- Your goal: Your answer should be a single number: the count of lines containing "chart".

**** Source data ****

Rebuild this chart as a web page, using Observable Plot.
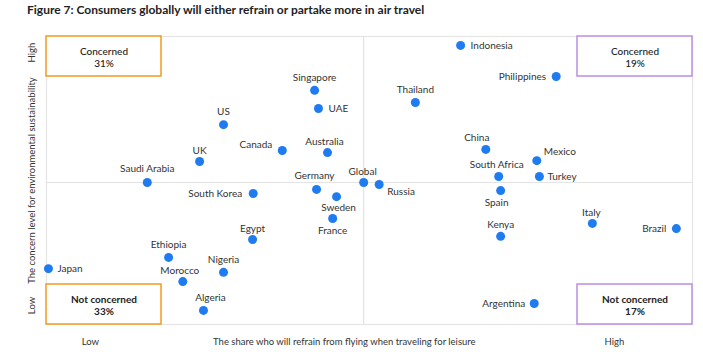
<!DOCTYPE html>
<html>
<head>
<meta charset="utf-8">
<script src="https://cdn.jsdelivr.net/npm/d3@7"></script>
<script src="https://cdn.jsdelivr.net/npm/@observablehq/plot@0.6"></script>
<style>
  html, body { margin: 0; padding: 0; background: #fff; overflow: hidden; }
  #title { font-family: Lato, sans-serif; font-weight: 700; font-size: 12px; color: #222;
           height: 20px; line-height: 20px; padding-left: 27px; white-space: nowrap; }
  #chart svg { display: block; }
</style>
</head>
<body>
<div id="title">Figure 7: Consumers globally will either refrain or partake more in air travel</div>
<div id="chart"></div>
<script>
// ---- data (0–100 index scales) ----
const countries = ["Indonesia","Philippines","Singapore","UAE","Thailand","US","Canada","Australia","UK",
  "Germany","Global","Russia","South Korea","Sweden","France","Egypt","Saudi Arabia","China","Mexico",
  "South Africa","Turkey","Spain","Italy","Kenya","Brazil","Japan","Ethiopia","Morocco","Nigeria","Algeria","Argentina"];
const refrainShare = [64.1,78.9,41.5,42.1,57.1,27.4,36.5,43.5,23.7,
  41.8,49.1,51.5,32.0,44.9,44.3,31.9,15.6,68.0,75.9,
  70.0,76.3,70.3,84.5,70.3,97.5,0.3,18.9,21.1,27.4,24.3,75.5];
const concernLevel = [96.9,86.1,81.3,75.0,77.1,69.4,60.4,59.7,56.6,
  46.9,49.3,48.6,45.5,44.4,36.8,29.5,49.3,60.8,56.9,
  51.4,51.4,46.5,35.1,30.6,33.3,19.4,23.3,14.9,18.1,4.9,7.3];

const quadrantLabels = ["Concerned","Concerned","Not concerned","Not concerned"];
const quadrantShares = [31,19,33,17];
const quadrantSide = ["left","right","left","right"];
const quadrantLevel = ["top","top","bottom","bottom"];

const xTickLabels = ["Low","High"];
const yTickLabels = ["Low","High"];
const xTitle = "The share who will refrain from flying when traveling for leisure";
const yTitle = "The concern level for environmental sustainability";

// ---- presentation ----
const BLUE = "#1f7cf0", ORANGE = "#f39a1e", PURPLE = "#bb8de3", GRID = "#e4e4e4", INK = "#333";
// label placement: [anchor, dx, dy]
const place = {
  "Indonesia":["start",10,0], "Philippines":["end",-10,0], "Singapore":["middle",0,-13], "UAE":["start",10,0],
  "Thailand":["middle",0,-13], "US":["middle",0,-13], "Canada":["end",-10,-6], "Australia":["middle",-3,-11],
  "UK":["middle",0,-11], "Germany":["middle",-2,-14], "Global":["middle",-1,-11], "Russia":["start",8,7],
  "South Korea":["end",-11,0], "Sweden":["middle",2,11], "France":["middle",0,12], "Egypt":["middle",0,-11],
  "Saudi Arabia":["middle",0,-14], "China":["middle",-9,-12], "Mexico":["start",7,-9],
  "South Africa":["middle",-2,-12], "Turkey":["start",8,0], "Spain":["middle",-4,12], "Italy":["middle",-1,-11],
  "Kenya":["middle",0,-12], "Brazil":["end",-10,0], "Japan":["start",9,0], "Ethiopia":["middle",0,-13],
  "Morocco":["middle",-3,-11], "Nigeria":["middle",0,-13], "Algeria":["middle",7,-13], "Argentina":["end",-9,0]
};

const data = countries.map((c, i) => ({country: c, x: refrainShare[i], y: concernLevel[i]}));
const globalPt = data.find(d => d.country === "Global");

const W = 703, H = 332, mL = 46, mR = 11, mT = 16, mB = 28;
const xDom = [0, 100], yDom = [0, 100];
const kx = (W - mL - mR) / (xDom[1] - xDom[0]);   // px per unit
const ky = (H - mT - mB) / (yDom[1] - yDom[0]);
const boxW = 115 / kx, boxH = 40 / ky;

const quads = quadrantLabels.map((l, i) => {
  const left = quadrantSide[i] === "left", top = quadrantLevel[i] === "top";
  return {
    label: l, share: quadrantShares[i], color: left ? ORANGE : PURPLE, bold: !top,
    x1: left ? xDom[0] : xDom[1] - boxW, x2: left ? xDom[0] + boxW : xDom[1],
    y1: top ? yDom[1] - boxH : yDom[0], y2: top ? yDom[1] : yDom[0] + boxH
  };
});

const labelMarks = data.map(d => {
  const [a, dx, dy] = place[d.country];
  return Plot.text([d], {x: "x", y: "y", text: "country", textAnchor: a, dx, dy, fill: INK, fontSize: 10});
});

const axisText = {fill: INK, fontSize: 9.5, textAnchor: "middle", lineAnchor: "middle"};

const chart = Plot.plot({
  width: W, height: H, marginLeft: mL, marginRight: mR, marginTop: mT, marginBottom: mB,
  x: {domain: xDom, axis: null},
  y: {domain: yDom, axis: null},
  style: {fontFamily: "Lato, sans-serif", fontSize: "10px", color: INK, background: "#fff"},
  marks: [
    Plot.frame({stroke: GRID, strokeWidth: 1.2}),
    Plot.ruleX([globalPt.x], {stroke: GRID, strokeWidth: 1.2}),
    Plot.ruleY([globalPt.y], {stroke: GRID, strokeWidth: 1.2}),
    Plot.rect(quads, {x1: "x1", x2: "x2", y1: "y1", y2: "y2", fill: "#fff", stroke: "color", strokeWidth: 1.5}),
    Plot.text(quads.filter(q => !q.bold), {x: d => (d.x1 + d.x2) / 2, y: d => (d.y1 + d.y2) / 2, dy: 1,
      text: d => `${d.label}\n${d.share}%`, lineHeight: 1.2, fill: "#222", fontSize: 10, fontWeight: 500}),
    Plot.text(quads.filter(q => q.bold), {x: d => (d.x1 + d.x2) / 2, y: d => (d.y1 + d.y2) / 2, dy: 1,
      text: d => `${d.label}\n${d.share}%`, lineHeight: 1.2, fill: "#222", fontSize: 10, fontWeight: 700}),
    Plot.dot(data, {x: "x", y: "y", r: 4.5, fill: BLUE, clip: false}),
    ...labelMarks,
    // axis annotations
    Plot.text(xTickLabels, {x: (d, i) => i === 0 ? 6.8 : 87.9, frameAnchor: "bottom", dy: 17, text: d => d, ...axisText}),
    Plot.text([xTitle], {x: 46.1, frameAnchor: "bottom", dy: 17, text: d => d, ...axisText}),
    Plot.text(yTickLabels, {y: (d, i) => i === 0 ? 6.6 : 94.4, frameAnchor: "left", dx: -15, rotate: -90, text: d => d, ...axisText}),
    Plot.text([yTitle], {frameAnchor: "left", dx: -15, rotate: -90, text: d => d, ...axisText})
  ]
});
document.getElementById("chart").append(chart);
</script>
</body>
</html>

****

- Answer to this exercise: 5